When interpreted through a commodity lens, the USD / iEthereum trading pair begins to resemble physical commodity behavior more than speculative digital assets. Price compresses as supply becomes more accessible, not because demand vanishes, but because discovery gives way to distribution. Importantly, this behavior is amplified by iEthereum’s fixed supply and immutable contract. There is no issuance response to price changes, no protocol lever to stabilize valuation, and no governance mechanism to influence monetary policy. The USD price therefore absorbs all structural pressure directly, making it an unusually honest signal.
Exchange wallet nuance further sharpens this interpretation. Because iEthereum’s primary USD price discovery occurs on decentralized exchanges, liquidity concentration remains limited. There is no centralized order book absorbing volatility or smoothing price action. As a result, the USD / iEthereum pair is more sensitive to marginal flows, smaller trades, and incremental shifts in demand.
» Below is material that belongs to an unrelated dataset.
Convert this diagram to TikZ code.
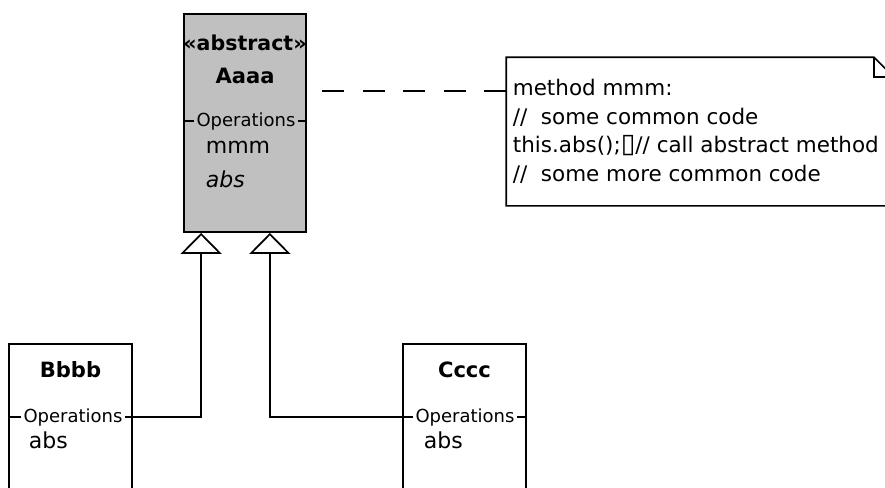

While this increases short-term volatility, it also ensures that long-term pricing reflects real participant behavior rather than institutional balance sheet management. In this sense, price compression in 2025 should be viewed not as fragility, but as maturation under constrained liquidity conditions.
In summary, the USD / iEthereum trading pair over 2024 and 2025 illustrates a classic commodity transition. A higher-priced, thinner market gives way to a lower-priced, more actively used one. Market capitalization contracts even as network engagement persists. Early scarcity premiums unwind, allowing distribution to broaden. For a neutral digital commodity designed to exist without intervention, this is not a failure of price—it is evidence of structural honesty.
Commodity Behavior Interpretation
The USD / iEthereum trading pair demonstrates commodity-like behavior by reflecting distribution dynamics rather than speculative leverage. As access broadens and liquidity deepens, price compresses while usage stabilizes. This mirrors physical commodities, where price declines often accompany increased availability rather than reduced relevance. iEthereum’s immutable supply ensures that price is shaped entirely by market structure, reinforcing its classification as a neutral digital commodity rather than a managed financial instrument.